2. National Treasure (2004):


Surprisingly enjoyable nonesense in the Da Vinci Code vein, but better than that lazily inept bore-fest. Of course, low expectations can sometimes be a film's best friend, and it's true I assumed this was going to be awful. To my surprise I found myself enjoying it, for the first half at least, as it sped along, tongue firmly in cheek, Nicholas Cage underplaying his oddball character nicely and Diane Kruger very appealing as the love interest sucked into the adventure. It outstays its welcome, too many protracted stunt and chase sequences, but as a family film, you could do a lot worse.

3. Inglourious Basterds (2009):

The usual from Tarantino; killer scenes, choppy structure, vivid performances. While Christoph Waltz has (rightly) gained all the plaudits for his turn as Nazi Colonel Hans Landa, there are equally fine performances from Diane Kruger (again), as German actress Bridget Von Hammersmark, Michael Fassbender as British agent Archie Hicox, Daniel Bruhl as German war hero/movie star Fredrick Zoller and Mélanie Laurent as Jewish cinema owner Shosanna Dreyfus. All are superb. So what if the basterds side of the story is a bit half-backed? Wouldn't it be churlish to find fault in something so cine-literate and entertaining? Yes, it would.

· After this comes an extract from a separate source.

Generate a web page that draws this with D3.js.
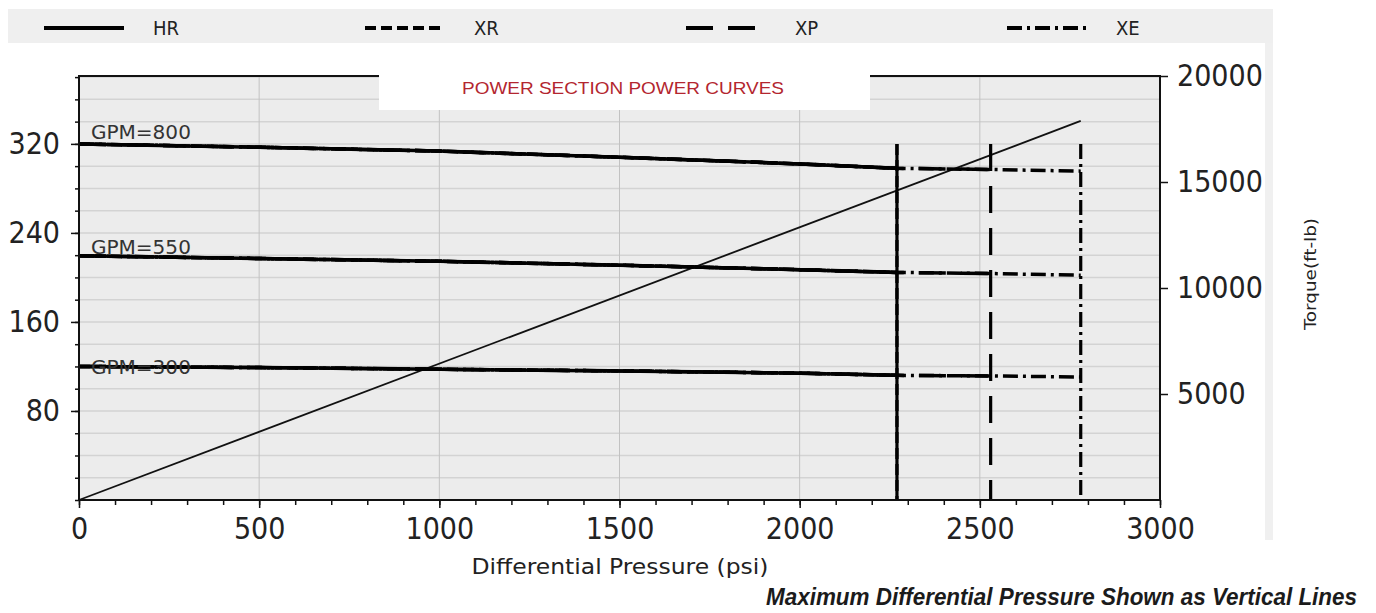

4. Everlasting Moments (2009):


Perfect example of the vast unseen world of cinema. This fine Swedish film's director, Jan Troell, has been making films for more than forty years, garnering five Oscar nominations along the way, and yet I'm sure I'm not alone in having never heard of him before. Everlasting Moments is the kind of immersive, emotionally complex saga European cinema used to make as a matter of course, and is, in its own quiet way, a masterpiece.

5. Office Space (1999):


Great comedy from Mike Judge that didn't set the world on fire when it came out first but has since gained a well-deserved cult status. The special tedium of office jobs is mined for comedy gold. Great cast, lots of quoteable lines and a major plot idea stolen from Superman 3. Also Jennifer Anniston's only good film. For everyone whose dream in life is to do nothing.

Tuesday, February 2, 2010

Oscar Nomination for Secret of Kells!



Just got the news that Kilkenny's own Cartoon Saloon have been Oscar nominated for The Secret Of Kells. I was only talking to its director Tomm Moore at the film club last week. I didn't realise at the time the film was on the long list. It's a phenomenal achievement for an independent, feature-length animated film. I remember doing an article at the time of a fund-raising launch they had in Dublin nearly ten years ago now. That's ten years ago, people. I mean, fuck James Cameron and however long it took him to do Avatar. What the guys at Cartoon Saloon did was real perseverance and determination. And they had the sense to understand that all the technical wizardry in the world isn't worth bupkiss if you haven't got an interesting story to tell as well.
And now those ten years have been worth it and they're getting the recognition they deserve. It would nearly make you believe there's some kind of justice in the world after all. All we need now is for them to win it. But to be honest that's unlikely. It's up against some stiff competition this year with Coraline, Fantastic Mr Fox, The Princess And The Frog and Up the other contenders. But you never know, stranger things have happened. Good luck to them anyway.

The Third Pill



Someone sent me this scene from Slavoj Zizek's The Pervert's Guide To Cinema recently. The part I like most is the idea of 'the third pill', one that would enable someone to perceive 'not the reality behind the illusion but the reality in illusion itself.' I like this idea. I've just finished writing a novel where the central character is always on the lookout for those moments in life when the cinematic enters the everyday, or when the cinematic is revealed already existing inside the everyday. I now realise he was looking for the third pill all along. Or he was looking for Slavoj Zizek all along.